Referring now to FIG. 7, there is shown a modification of my invention 
which is particularly useful when the ball screw has been in use for 
sometime and needs to be rebuilt. Rather than replacing the internal 
return insert 36, to effectively reduce the height of the ball race 22, a 
shim 45 is inserted between the internal return insert 36 and the spring 
clip 41. Of course, the appropriate amount of material will have to be 
removed from the bottom of the internal return insert 36 so that it does 
not interfere with the operation of the ball screw. In this manner, the 
expense of replacement of the internal return means is eliminated. 
If desired, an epoxy coating 35 (shown in FIGS. 5 and 7 for purposes of 
ilustration, but not shown in FIGS. 4 and 6 for ease of understanding the 
invention) can be placed into the dove-tail slot 40 to seal the return 
opening 38 and prevent dust and dirt from getting into the ball screw much 
as was done in the prior art. 
The fit between the return opening 38 and the internal return insert 36 
will depend upon the particular application of the ball screw. If it 
desired to provide for the aforementioned "rocking" motion, there may be a 
somewhat loose fit between the opening 38 and the return insert 36, with 
sufficient difference in the height B of the return opening 38 and the 
internal return means 36 to provide for such motion.
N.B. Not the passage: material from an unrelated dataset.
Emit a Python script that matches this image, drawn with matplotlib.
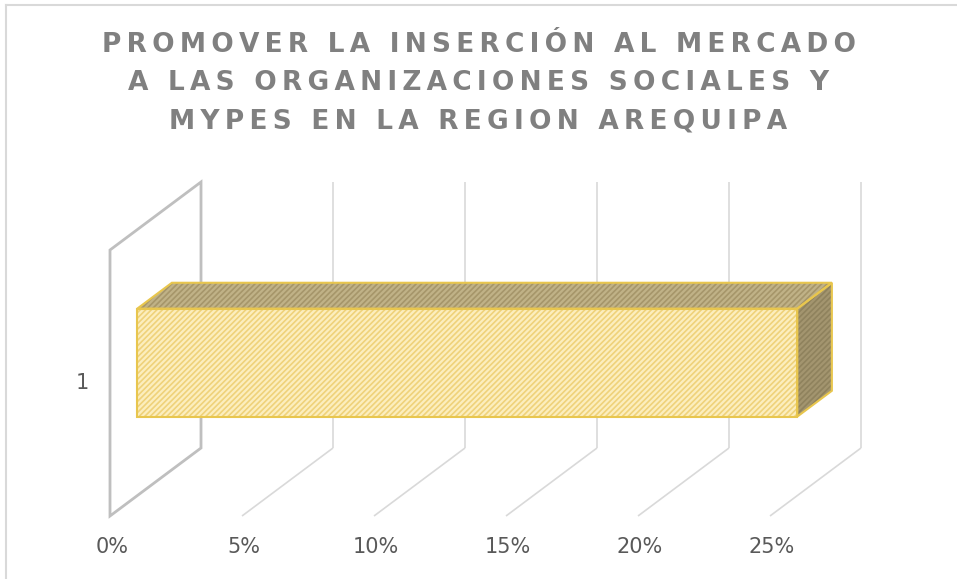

If such motion is not 
desired, the height of the internal return insert 36 and the return 
opening 38 may both be equal to B. And, in addition, a press fit may be 
provided to provide additional resistance to any movement of the internal 
return insert 36. 
Thus, by carefully considering the problems present in the art of building 
and repairing ball screws I have developed a novel ball screw which solves 
several longstanding problems in the art.